悠悠録

続・日本人

平峯 悠

 「日本は、東西両世界の優れたところを併せ持つ強力な国です。しかし日本人の最大の特徴は自然と交わり、自然を芸術的に味わうことです。この自然の状態に敏感であることが美を感じる心と密接に結びついています。この点で日本に勝る国民はいないでしょう」・・・「日本人には暮らしをよくしていく知恵と才能が備わっています。しかも西洋化しても自分の文明に執着し、昔からの質素な生活習慣を守っています」(※)

 これはイギリスの外交官である夫ジョージ・サンソムの赴任に伴って来日したキャサリン・サンソムが、昭和初期(1928年〜1936年)の東京の街と暮らしを描いた日本印象記である。太平洋戦争に突入する高々5年ほど前の日本の姿をよく表している。夫人が離日する1939年以降、日本の政治・経済・社会情勢は急速に悪化し、敗戦という最悪の結果を生んだが、夫人の描く日本は、庶民は穏やかで幸せであり、美しい木々の緑に囲まれ、小さな庭や生け花を楽しむ、優雅な礼儀作法を身に付けた国民として描かれている。明治維新前後の日本を描いた西欧の外交官たちの見聞録にも日本人の特徴が描かれているが、キャサリン・サンソム夫人の印象記は、戦前を暗黒の時代として否定しがちな現在の風潮とは異なっていることを示している。

 当時の社会や生活を知ることは勿論重要ではあるが、夫人は日本・日本人の将来について「私がかなり自身を持って言えること、それは日本の習慣、礼儀作法、考え方が徐々に変化したとしても日本人が心の繊細さを失うことがないということ、日本らしさは見事に育まれた調和があり、それは国民の心の中から湧き出たことで変わらないこと」という。

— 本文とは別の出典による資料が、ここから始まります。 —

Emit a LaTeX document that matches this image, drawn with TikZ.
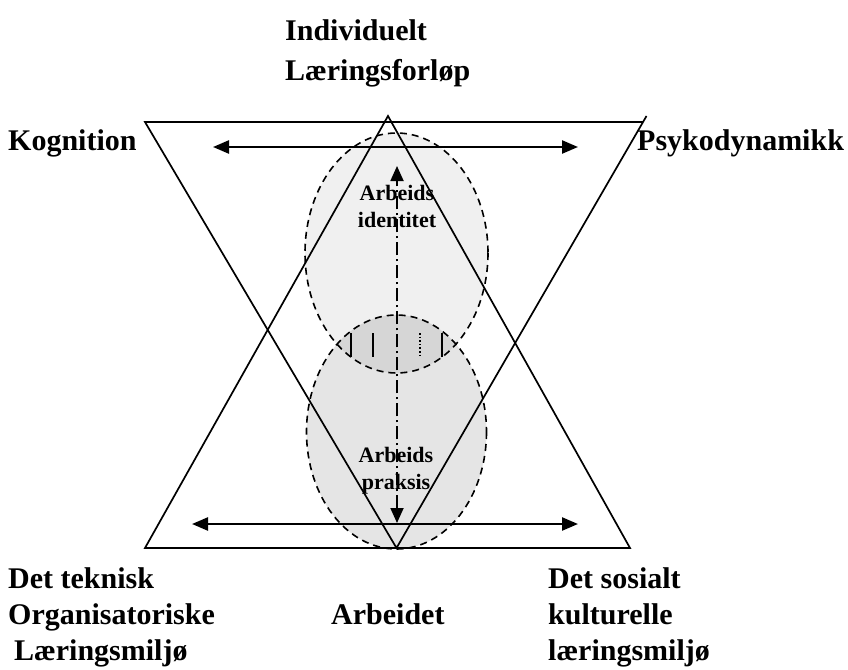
\documentclass[tikz,border=0pt]{standalone}
\usepackage{fontspec}
\setmainfont{Liberation Serif}
\usetikzlibrary{arrows.meta}
\begin{document}
\begin{tikzpicture}[x=1pt,y=-1pt,
  tri/.style={line width=1.7pt, line join=miter},
  dbl/.style={line width=2.4pt, {Triangle[length=16pt,width=13pt]}-{Triangle[length=16pt,width=13pt]}},
  vdbl/.style={line width=1.8pt, dash pattern=on 13pt off 4pt on 2pt off 4pt, {Triangle[length=15pt,width=13pt]}-{Triangle[length=15pt,width=13pt]}},
  ell/.style={dash pattern=on 7pt off 5pt, line width=1.6pt},
  lensline/.style={line width=1.6pt},
  big/.style={font=\bfseries\fontsize{30}{36}\selectfont, inner sep=0pt, anchor=base west},
  small/.style={font=\bfseries\fontsize{22}{27}\selectfont, inner sep=0pt, anchor=base}]
\useasboundingbox (0,0) rectangle (848,669);

% ellipse fills
\fill[gray!12] (396.5,253) ellipse [x radius=91.5, y radius=120];
\fill[gray!20] (396.5,432) ellipse [x radius=90, y radius=117];
\begin{scope}
  \clip (396.5,253) ellipse [x radius=91.5, y radius=120];
  \fill[gray!32] (396.5,432) ellipse [x radius=90, y radius=117];
\end{scope}
\draw[ell] (396.5,253) ellipse [x radius=91.5, y radius=120];
\draw[ell] (396.5,432) ellipse [x radius=90, y radius=117];

% lines inside the overlap
\draw[lensline] (351,333) -- (351,357);
\draw[lensline] (373,333) -- (373,357);
\draw[lensline, dotted] (420,333) -- (420,357);
\draw[lensline] (442,333) -- (442,357);

% triangles
\coordinate (TL) at (145,122);
\coordinate (TR) at (643,122);
\coordinate (TRx) at (646.5,116);
\coordinate (IA) at (396.5,548);
\coordinate (UA) at (388,116);
\coordinate (BL) at (145,548);
\coordinate (BR) at (630,548);
\draw[tri] (TR) -- (TL) -- (IA) -- (TRx);
\draw[tri] (BL) -- (UA) -- (BR) -- cycle;

% arrows
\coordinate (a1) at (213,147);
\coordinate (a2) at (578,147);
\coordinate (b1) at (192,524);
\coordinate (b2) at (578,524);
\coordinate (v1) at (397,523);
\coordinate (v2) at (397,166);
\draw[dbl] (a1) -- (a2);
\draw[dbl] (b1) -- (b2);
\draw[vdbl] (v1) -- (v2);

% texts
\node[big] (ind1) at (285,41) {Individuelt};
\node[big] (ind2) at (285,81) {Læringsforløp};
\node[big] (kog) at (8,150) {Kognition};
\node[big] (psy) at (637,150) {Psykodynamikk};
\node[big] (dt1) at (8,588) {Det teknisk};
\node[big] (dt2) at (8,624) {Organisatoriske};
\node[big] (dt3) at (14,660) {Læringsmiljø};
\node[big] (arb) at (331,624) {Arbeidet};
\node[big] (ds1) at (548,588) {Det sosialt};
\node[big] (ds2) at (548,624) {kulturelle};
\node[big] (ds3) at (548,660) {læringsmiljø};
\node[small] (ai1) at (397,200) {Arbeids};
\node[small] (ai2) at (397,227) {identitet};
\node[small] (ap1) at (396,462) {Arbeids};
\node[small] (ap2) at (396,489) {praksis};
\end{tikzpicture}
\end{document}
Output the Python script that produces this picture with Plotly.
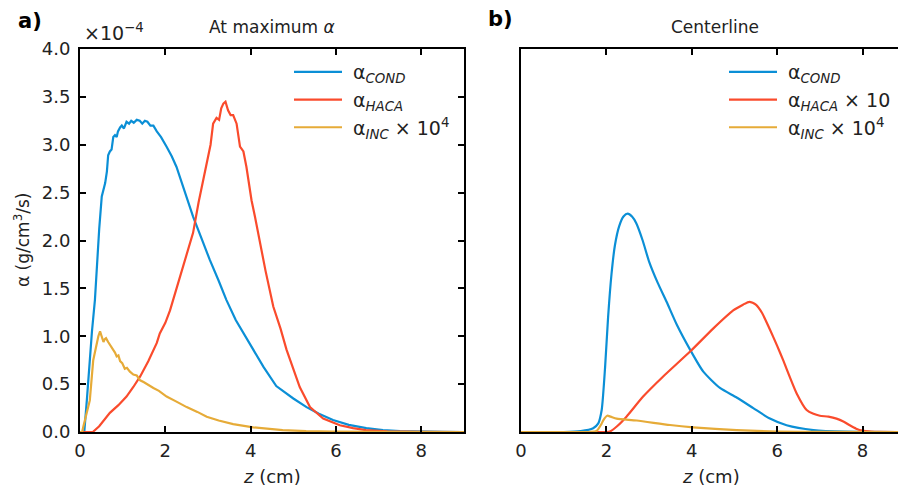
import plotly.graph_objects as go

# --- Panel a: profiles at the radial location of maximum alpha (units of 1e-4 g/cm^3/s)
z_cond_max = [0.0, 0.1, 0.16, 0.22, 0.28, 0.35, 0.39, 0.45, 0.51, 0.55, 0.59, 0.63, 0.66, 0.70,
              0.74, 0.78, 0.82, 0.86, 0.89, 0.94, 0.98, 1.03, 1.09, 1.15, 1.2, 1.26, 1.33, 1.4,
              1.46, 1.52, 1.58, 1.65, 1.72, 1.8, 1.9, 2.03, 2.15, 2.26, 2.45, 2.65, 2.85, 3.04,
              3.25, 3.43, 3.65, 3.98, 4.3, 4.6, 5.0, 5.31, 5.6, 5.93, 6.3, 6.71, 7.1, 7.5, 8.0,
              8.5, 9.0]
cond_max = [0, 0.0, 0.33, 0.75, 1.05, 1.38, 1.73, 2.12, 2.46, 2.52, 2.6, 2.72, 2.89, 2.93, 2.95,
            3.08, 3.1, 3.08, 3.14, 3.18, 3.2, 3.17, 3.24, 3.22, 3.25, 3.23, 3.26, 3.25, 3.22,
            3.25, 3.24, 3.2, 3.2, 3.14, 3.08, 2.98, 2.88, 2.77, 2.52, 2.25, 2.02, 1.80, 1.58,
            1.38, 1.17, 0.92, 0.68, 0.48, 0.35, 0.26, 0.19, 0.125, 0.075, 0.04, 0.02, 0.01,
            0.004, 0.001, 0.0]

z_haca_max = [0, 0.3, 0.45, 0.7, 0.9, 1.09, 1.25, 1.41, 1.6, 1.8, 1.87, 2.0, 2.11, 2.3, 2.5,
              2.65, 2.78, 2.89, 3.0, 3.06, 3.12, 3.2, 3.26, 3.31, 3.36, 3.41, 3.47, 3.53, 3.59,
              3.63, 3.67, 3.75, 3.83, 3.9, 4.02, 4.1, 4.22, 4.35, 4.53, 4.7, 4.84, 5.0, 5.15,
              5.39, 5.7, 6.09, 6.4, 6.7, 7.2, 8.0, 9.0]
haca_max = [0, 0, 0.06, 0.2, 0.28, 0.37, 0.47, 0.58, 0.74, 0.93, 1.03, 1.14, 1.27, 1.55, 1.87,
            2.08, 2.4, 2.63, 2.84, 3.0, 3.22, 3.28, 3.26, 3.38, 3.43, 3.45, 3.36, 3.31, 3.31,
            3.27, 3.22, 2.98, 2.93, 2.77, 2.42, 2.25, 1.97, 1.68, 1.31, 1.08, 0.86, 0.66, 0.47,
            0.26, 0.14, 0.07, 0.04, 0.02, 0.008, 0.002, 0]

z_inc_max = [0, 0.05, 0.08, 0.15, 0.23, 0.31, 0.39, 0.43, 0.47, 0.51, 0.55, 0.58, 0.61, 0.66,
             0.72, 0.78, 0.82, 0.86, 0.9, 0.94, 0.99, 1.05, 1.1, 1.17, 1.25, 1.33, 1.41, 1.5,
             1.6, 1.72, 1.85, 2.03, 2.25, 2.5, 2.75, 2.97, 3.25, 3.59, 4.06, 4.75, 5.3, 5.9,
             7.0, 9.0]
inc_max = [0, 0, 0.06, 0.18, 0.33, 0.75, 0.93, 1.0, 1.05, 1.0, 0.94, 0.97, 0.98, 0.94, 0.90,
           0.86, 0.83, 0.79, 0.80, 0.74, 0.72, 0.66, 0.67, 0.63, 0.60, 0.59, 0.54, 0.52, 0.49,
           0.46, 0.43, 0.37, 0.32, 0.26, 0.21, 0.16, 0.12, 0.083, 0.049, 0.02, 0.009, 0.003,
           0.001, 0]

# --- Panel b: profiles along the centerline (same units)
z_cond_cl = [0, 1.0, 1.4, 1.69, 1.81, 1.89, 1.97, 2.04, 2.12, 2.2, 2.3, 2.4, 2.5, 2.6, 2.7,
             2.85, 3.0, 3.2, 3.41, 3.65, 3.96, 4.27, 4.66, 5.05, 5.44, 5.83, 6.22, 6.85, 7.6,
             8.83]
cond_cl = [0, 0, 0.01, 0.04, 0.09, 0.23, 0.68, 1.2, 1.65, 1.95, 2.15, 2.25, 2.28, 2.25, 2.18,
           2.0, 1.78, 1.56, 1.36, 1.12, 0.86, 0.63, 0.46, 0.36, 0.25, 0.14, 0.07, 0.02, 0.003, 0]

z_haca_cl = [0, 2.0, 2.08, 2.25, 2.47, 2.86, 3.33, 3.96, 4.5, 4.97, 5.2, 5.35, 5.5, 5.65, 5.83,
             6.0, 6.14, 6.46, 6.69, 6.85, 7.0, 7.2, 7.39, 7.55, 7.7, 7.85, 8.0, 8.2, 8.4, 8.83]
haca_cl_x10 = [0, 0, 0.005, 0.06, 0.16, 0.37, 0.58, 0.84, 1.08, 1.27, 1.33, 1.36, 1.33, 1.24,
               1.07, 0.9, 0.75, 0.40, 0.23, 0.19, 0.17, 0.16, 0.14, 0.11, 0.07, 0.035, 0.014,
               0.005, 0.002, 0]

z_inc_cl = [0, 1.6, 1.77, 1.88, 1.93, 2.02, 2.1, 2.24, 2.71, 3.49, 4.03, 5.05, 6.0, 7.0, 8.83]
inc_cl = [0, 0, 0.01, 0.08, 0.125, 0.17, 0.16, 0.14, 0.12, 0.073, 0.049, 0.02, 0.005, 0.001, 0]

x_ticks = [0, 2, 4, 6, 8]
y_ticks = [0, 0.5, 1.0, 1.5, 2.0, 2.5, 3.0, 3.5, 4.0]

BLUE = "#0b8fd6"
RED = "#fa4b2c"
GOLD = "#e6ab38"
FONT = "DejaVu Sans"
TXT = "#222222"
W, H = 898, 492

# legend labels (leading no-break space widens the gap after the key line)
lab_cond = "\u00a0α<sub><i>COND</i></sub>"
lab_haca = "\u00a0α<sub><i>HACA</i></sub>"
lab_haca10 = "\u00a0α<sub><i>HACA</i></sub> × 10"
lab_inc = "\u00a0α<sub><i>INC</i></sub> × 10<sup>4</sup>"

fig = go.Figure()
panel_a = [(z_cond_max, cond_max, BLUE, lab_cond),
           (z_haca_max, haca_max, RED, lab_haca),
           (z_inc_max, inc_max, GOLD, lab_inc)]
for xs, ys, c, name in panel_a:
    fig.add_trace(go.Scatter(x=xs, y=ys, mode="lines", name=name,
                             line=dict(color=c, width=2.2), xaxis="x", yaxis="y",
                             legend="legend"))

panel_b = [(z_cond_cl, cond_cl, BLUE, lab_cond),
           (z_haca_cl, haca_cl_x10, RED, lab_haca10),
           (z_inc_cl, inc_cl, GOLD, lab_inc)]
for xs, ys, c, name in panel_b:
    fig.add_trace(go.Scatter(x=xs, y=ys, mode="lines", name=name,
                             line=dict(color=c, width=2.2, shape="spline", smoothing=0.6),
                             xaxis="x2", yaxis="y2", legend="legend2"))

y_dom = [60 / H, 443 / H]
tick_font = dict(family=FONT, size=18, color=TXT)
axis_common = dict(showline=True, linecolor="black", linewidth=2, showgrid=False,
                   zeroline=False, ticks="inside", ticklen=6, tickwidth=2,
                   tickcolor="black", tickfont=tick_font, automargin=False)

legend_common = dict(xanchor="left", yanchor="top", bgcolor="rgba(0,0,0,0)",
                     font=dict(family=FONT, size=19, color=TXT),
                     traceorder="normal", itemwidth=48)

fig.update_layout(
    width=W, height=H,
    margin=dict(l=0, r=0, t=0, b=0, autoexpand=False),
    plot_bgcolor="white", paper_bgcolor="white",
    font=dict(family=FONT, size=18, color=TXT),
    xaxis=dict(domain=[80 / W, 464 / W], range=[0, 9], tickvals=x_ticks,
               mirror="ticks", anchor="y", ticklabelstandoff=1, **axis_common),
    yaxis=dict(domain=y_dom, range=[0, 4.0], tickvals=y_ticks, tickformat=".1f",
               mirror="ticks", anchor="x", ticklabelstandoff=4, **axis_common),
    xaxis2=dict(domain=[521 / W, 1.0], range=[0, 8.83], tickvals=x_ticks,
                mirror="ticks", anchor="y2", ticklabelstandoff=1, **axis_common),
    yaxis2=dict(domain=y_dom, range=[0, 4.0], showline=True, linecolor="black",
                linewidth=2, showgrid=False, zeroline=False, ticks="",
                showticklabels=False, anchor="x2", automargin=False),
    legend=dict(x=289 / W, y=1 - 53 / H, **legend_common),
    legend2=dict(x=724 / W, y=1 - 53 / H, **legend_common),
)

annotations = [
    dict(text="<b>a)</b>", x=30 / W, y=1 - 21 / H, font=dict(size=21, color="black")),
    dict(text="<b>b)</b>", x=500 / W, y=1 - 19 / H, font=dict(size=21, color="black")),
    dict(text="At maximum <i>α</i>", x=272 / W, y=1 - 27 / H, font=dict(size=17)),
    dict(text="Centerline", x=715 / W, y=1 - 27 / H, font=dict(size=17)),
    dict(text="×10<sup>−4</sup>", x=82 / W, y=1 - 32 / H, xanchor="left",
         font=dict(size=19)),
    dict(text="α (g/cm<sup>3</sup>/s)", x=22 / W, y=1 - 240 / H, textangle=-90,
         font=dict(size=17)),
    dict(text="<i>z</i> (cm)", x=272 / W, y=1 - 476 / H, font=dict(size=18)),
    dict(text="<i>z</i> (cm)", x=711 / W, y=1 - 476 / H, font=dict(size=18)),
]
for a in annotations:
    a.setdefault("xanchor", "center")
    fig.add_annotation(xref="paper", yref="paper", showarrow=False, yanchor="middle", **a)

fig.write_html("out.html")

 敗戦という悲惨で急激な経験を経て64年、現在の日本社会は夫人の言うような日本らしさを持ち続けているのであろうか。これからの社会を築いていくには過去から現在に至る検証が必要である。地デ研の独自研究として進めている「地域遺伝子調査」は、まちづくりの部門でのサンソム夫人の検証に他ならない。経済効率主義や自動車優先の都市づくりに翻弄され、日本らしさを見失った地域、鉄とコンクリートで固められた地域。一方では、小さな庭を花で一杯にした住宅街、昔からの伝統的家屋を大切にしている集落、旧街道沿いを清潔に保ち過去を呼び起こそうとする地域など様々であるが、どちらかと言えば日本らしさは急速に失われつつあるとの危機感を持たざるを得ない。 サンソム夫人が徐々に変化してもといったが、その後は、狂気とも言うべき戦争への突入、戦後の手のひらを返したような過去の否定、経済一辺倒の社会への傾斜、今回の民主党政権交代という異様なほどの風による急激な変化などが生じたが、これも日本人の一面でもある。強迫観念に取り付かれ全体が大きく振れる国民性と平常時の穏やかな日本人の特性とのバランスをどのようにとっていくかは常に注視しておかねばならない。